Defendants are residents of the Subdivision No. 1. Defendants’ lots abut a man-made canal, Channel 1. Plaintiffs are residents of the Park Subdivision, which is located on the other side of Channel 1.

At issue in this case is the extent to which defendants are responsible for maintaining the western seawall of Channel 1, which abuts the five-foot strip along Elm Lane. Plaintiffs allege that defendants’ failure to repair and maintain the western seawall has allowed water to infiltrate the five-foot strip adjacent to Elm Lane, thereby causing erosion and damage to Elm Lane and plaintiffs’ properties.


The Court determined in a prior case that the developer was the owner of the land beneath Channel 1 and the five-foot strip, but that the defendant homeowners of Subdivision No. 1 had an easement right of way to use the channels for navigational purposes. This Court also addressed who was responsible for maintaining Channel 1, including the seawalls, and held that the defendant homeowners, as the dominant lot owners having an easement right of way to use the channels for navigational purposes, were required to maintain channel one and the sea walls abutting it.

Easement Rights Contractual in Nature

Defendants argued that their easement rights were contractual in nature, and plaintiffs lacked standing to enforce the easement because they were not parties to it.
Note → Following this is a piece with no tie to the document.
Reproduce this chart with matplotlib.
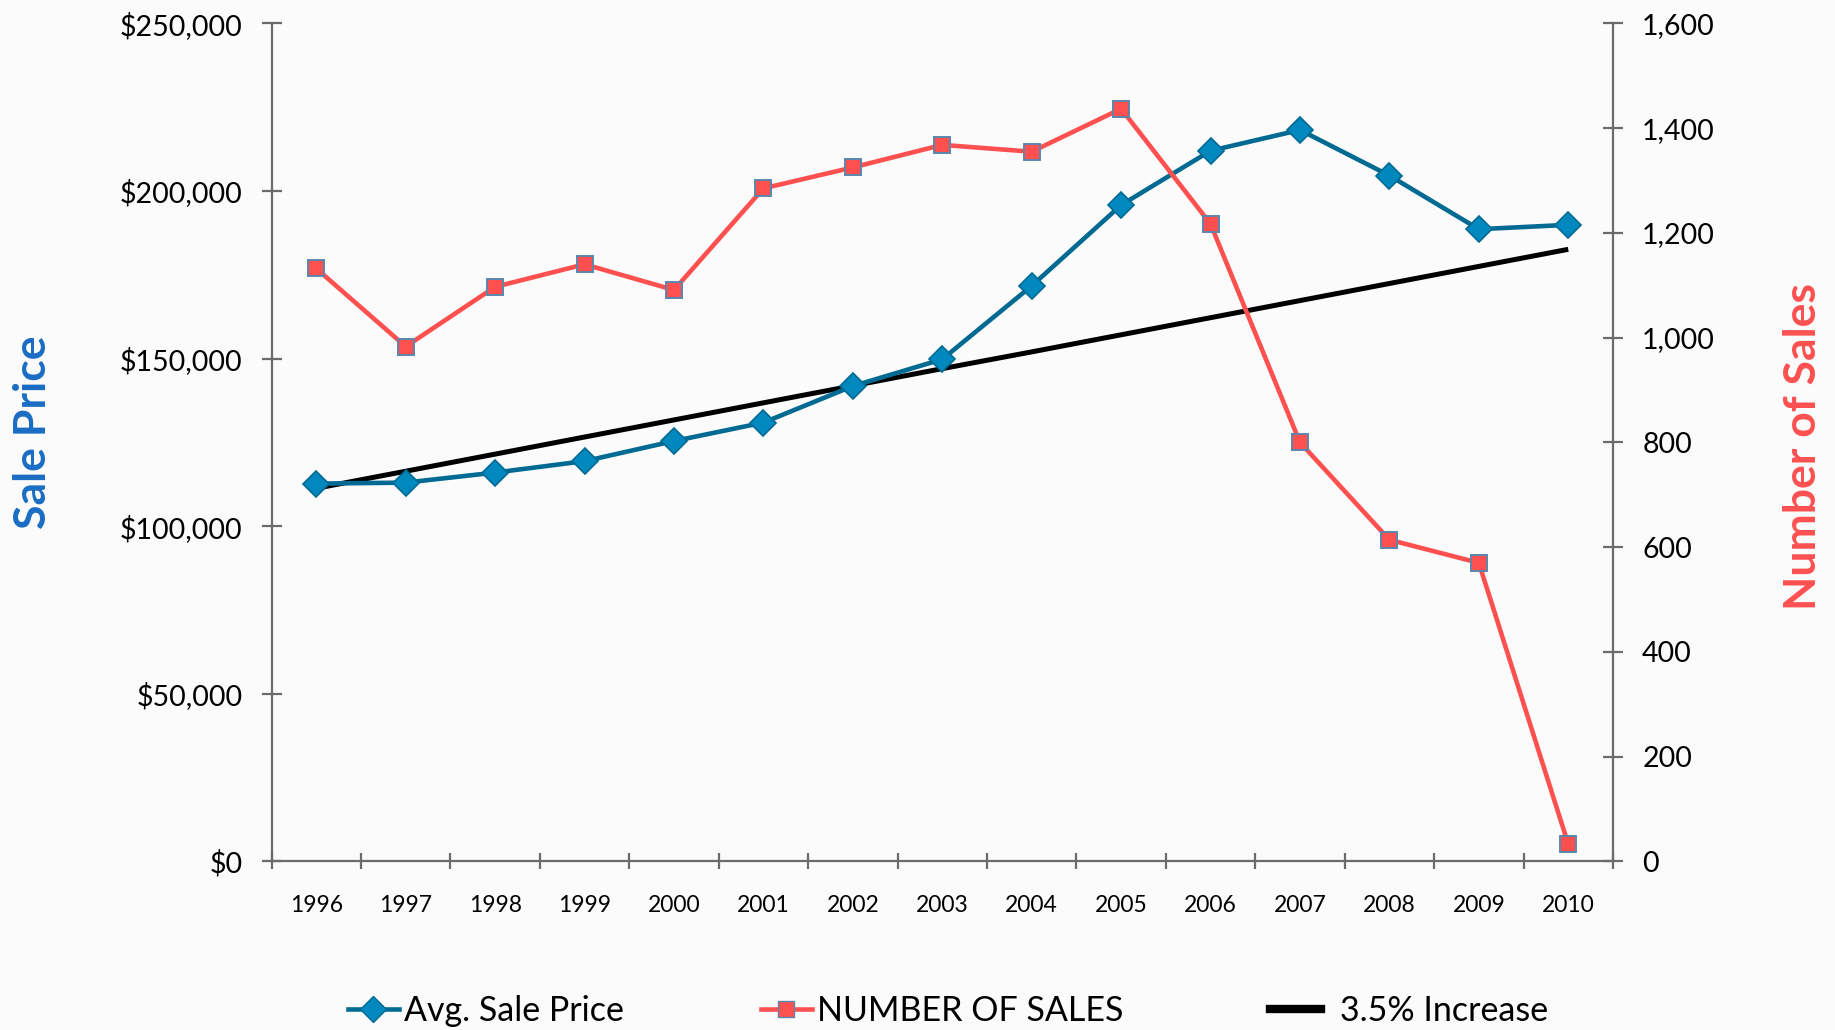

Lastly, defendants submitted that plaintiffs failed to demonstrate that defendants owed them a duty of care independent of any contractual duties under the easement.

Plaintiffs Lacked Standing

The trial court ruled that plaintiffs lacked standing to directly enforce the easement under a contractual theory because they were not parties to the easement. The court noted that it was undisputed that defendants did not own Channel 1 or the western seawall, and that they were granted an easement only for navigational purposes.